Copy out, unchanged, every line from the start of the records to the line that contains "(EXTa) at ($(EXT.west)+(-0.8,-24.1)$);", and stop there.

Entries taken from a collection:

══════════

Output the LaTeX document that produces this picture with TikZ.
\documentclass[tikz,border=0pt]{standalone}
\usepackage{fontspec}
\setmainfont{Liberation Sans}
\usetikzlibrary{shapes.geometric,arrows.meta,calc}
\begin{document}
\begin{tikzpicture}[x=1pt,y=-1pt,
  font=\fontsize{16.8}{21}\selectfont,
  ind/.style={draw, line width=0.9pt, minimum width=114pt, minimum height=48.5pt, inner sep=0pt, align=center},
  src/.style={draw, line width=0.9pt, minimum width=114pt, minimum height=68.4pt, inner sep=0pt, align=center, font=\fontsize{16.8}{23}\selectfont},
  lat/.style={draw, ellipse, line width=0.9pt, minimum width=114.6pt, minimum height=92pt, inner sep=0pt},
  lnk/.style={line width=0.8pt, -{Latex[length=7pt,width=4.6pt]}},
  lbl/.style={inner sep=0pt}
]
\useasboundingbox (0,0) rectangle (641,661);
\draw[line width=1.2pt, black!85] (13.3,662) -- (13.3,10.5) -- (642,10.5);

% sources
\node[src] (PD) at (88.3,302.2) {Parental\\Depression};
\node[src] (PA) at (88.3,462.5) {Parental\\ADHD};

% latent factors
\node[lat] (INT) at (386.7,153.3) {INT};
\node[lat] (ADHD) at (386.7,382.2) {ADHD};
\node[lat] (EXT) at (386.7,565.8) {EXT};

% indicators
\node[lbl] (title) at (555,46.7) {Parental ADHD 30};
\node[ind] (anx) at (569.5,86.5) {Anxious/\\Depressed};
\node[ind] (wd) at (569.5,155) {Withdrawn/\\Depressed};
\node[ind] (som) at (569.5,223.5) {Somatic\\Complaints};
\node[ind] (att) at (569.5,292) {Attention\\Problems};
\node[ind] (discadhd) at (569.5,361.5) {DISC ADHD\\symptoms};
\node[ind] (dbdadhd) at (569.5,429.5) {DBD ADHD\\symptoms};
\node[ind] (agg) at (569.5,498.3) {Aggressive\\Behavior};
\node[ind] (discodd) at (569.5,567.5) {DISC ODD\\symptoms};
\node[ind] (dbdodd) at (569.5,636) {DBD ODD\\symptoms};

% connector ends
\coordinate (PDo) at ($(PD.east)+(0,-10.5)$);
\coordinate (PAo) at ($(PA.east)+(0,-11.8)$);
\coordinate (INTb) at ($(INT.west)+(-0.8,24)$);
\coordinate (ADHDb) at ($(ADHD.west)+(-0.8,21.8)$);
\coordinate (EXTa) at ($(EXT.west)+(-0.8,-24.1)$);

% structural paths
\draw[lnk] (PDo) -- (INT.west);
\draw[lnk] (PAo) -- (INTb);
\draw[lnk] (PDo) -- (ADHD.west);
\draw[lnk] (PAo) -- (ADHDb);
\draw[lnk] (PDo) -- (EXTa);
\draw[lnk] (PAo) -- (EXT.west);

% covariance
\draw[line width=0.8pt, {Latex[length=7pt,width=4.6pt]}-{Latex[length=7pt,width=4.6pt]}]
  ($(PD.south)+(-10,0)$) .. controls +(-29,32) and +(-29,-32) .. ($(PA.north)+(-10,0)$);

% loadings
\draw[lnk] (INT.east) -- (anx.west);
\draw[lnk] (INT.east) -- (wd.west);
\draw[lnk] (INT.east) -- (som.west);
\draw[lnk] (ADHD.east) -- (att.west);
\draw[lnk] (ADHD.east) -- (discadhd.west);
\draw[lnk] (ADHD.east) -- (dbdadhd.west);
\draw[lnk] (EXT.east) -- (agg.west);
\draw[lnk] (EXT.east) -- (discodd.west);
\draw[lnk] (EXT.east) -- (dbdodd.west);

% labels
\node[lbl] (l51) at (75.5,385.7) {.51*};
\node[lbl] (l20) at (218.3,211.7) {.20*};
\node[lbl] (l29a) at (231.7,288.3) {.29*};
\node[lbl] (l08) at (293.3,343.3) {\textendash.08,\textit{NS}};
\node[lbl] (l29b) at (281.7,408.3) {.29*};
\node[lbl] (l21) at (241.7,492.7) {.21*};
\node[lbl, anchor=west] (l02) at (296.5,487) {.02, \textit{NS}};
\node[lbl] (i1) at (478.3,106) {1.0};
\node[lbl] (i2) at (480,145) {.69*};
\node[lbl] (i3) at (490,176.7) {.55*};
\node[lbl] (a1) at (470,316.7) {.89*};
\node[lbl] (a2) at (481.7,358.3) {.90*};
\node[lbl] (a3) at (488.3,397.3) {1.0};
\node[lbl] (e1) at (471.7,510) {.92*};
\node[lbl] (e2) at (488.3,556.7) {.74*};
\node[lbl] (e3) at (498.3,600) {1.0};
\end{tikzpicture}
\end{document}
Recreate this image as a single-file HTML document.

══════════

Reply:
Output the LaTeX document that produces this picture with TikZ.
\documentclass[tikz,border=0pt]{standalone}
\usepackage{fontspec}
\setmainfont{Liberation Sans}
\usetikzlibrary{shapes.geometric,arrows.meta,calc}
\begin{document}
\begin{tikzpicture}[x=1pt,y=-1pt,
  font=\fontsize{16.8}{21}\selectfont,
  ind/.style={draw, line width=0.9pt, minimum width=114pt, minimum height=48.5pt, inner sep=0pt, align=center},
  src/.style={draw, line width=0.9pt, minimum width=114pt, minimum height=68.4pt, inner sep=0pt, align=center, font=\fontsize{16.8}{23}\selectfont},
  lat/.style={draw, ellipse, line width=0.9pt, minimum width=114.6pt, minimum height=92pt, inner sep=0pt},
  lnk/.style={line width=0.8pt, -{Latex[length=7pt,width=4.6pt]}},
  lbl/.style={inner sep=0pt}
]
\useasboundingbox (0,0) rectangle (641,661);
\draw[line width=1.2pt, black!85] (13.3,662) -- (13.3,10.5) -- (642,10.5);

% sources
\node[src] (PD) at (88.3,302.2) {Parental\\Depression};
\node[src] (PA) at (88.3,462.5) {Parental\\ADHD};

% latent factors
\node[lat] (INT) at (386.7,153.3) {INT};
\node[lat] (ADHD) at (386.7,382.2) {ADHD};
\node[lat] (EXT) at (386.7,565.8) {EXT};

% indicators
\node[lbl] (title) at (555,46.7) {Parental ADHD 30};
\node[ind] (anx) at (569.5,86.5) {Anxious/\\Depressed};
\node[ind] (wd) at (569.5,155) {Withdrawn/\\Depressed};
\node[ind] (som) at (569.5,223.5) {Somatic\\Complaints};
\node[ind] (att) at (569.5,292) {Attention\\Problems};
\node[ind] (discadhd) at (569.5,361.5) {DISC ADHD\\symptoms};
\node[ind] (dbdadhd) at (569.5,429.5) {DBD ADHD\\symptoms};
\node[ind] (agg) at (569.5,498.3) {Aggressive\\Behavior};
\node[ind] (discodd) at (569.5,567.5) {DISC ODD\\symptoms};
\node[ind] (dbdodd) at (569.5,636) {DBD ODD\\symptoms};

% connector ends
\coordinate (PDo) at ($(PD.east)+(0,-10.5)$);
\coordinate (PAo) at ($(PA.east)+(0,-11.8)$);
\coordinate (INTb) at ($(INT.west)+(-0.8,24)$);
\coordinate (ADHDb) at ($(ADHD.west)+(-0.8,21.8)$);
\coordinate (EXTa) at ($(EXT.west)+(-0.8,-24.1)$);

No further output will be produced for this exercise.